* Stored data *
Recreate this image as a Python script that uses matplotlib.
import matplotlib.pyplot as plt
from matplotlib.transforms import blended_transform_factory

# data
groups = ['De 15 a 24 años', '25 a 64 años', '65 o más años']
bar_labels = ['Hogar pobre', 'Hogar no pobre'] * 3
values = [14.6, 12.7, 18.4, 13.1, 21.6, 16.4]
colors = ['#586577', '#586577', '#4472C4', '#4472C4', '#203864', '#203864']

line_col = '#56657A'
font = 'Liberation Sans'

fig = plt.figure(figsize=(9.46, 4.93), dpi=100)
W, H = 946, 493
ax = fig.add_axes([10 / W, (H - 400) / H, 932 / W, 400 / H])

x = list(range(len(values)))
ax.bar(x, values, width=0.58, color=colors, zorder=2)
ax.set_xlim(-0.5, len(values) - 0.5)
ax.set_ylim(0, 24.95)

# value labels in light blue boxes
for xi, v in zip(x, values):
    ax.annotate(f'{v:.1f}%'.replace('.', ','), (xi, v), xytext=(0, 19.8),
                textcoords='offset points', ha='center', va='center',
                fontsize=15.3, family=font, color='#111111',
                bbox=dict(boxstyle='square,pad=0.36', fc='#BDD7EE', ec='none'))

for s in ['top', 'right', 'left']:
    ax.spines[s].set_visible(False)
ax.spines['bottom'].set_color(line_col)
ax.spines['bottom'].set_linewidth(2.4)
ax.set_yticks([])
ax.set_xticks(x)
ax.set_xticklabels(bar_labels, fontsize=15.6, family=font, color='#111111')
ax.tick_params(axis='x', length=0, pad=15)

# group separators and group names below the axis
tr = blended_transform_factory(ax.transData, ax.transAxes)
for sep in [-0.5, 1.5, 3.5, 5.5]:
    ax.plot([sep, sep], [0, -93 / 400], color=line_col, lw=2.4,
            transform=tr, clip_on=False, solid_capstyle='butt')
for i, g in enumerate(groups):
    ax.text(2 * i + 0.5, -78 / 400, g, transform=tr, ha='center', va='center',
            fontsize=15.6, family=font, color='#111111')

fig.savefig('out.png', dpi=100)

* What is required *
Count the lines that include the word "matplotlib" and state the result as a bare number.

* Response to this exercise *
3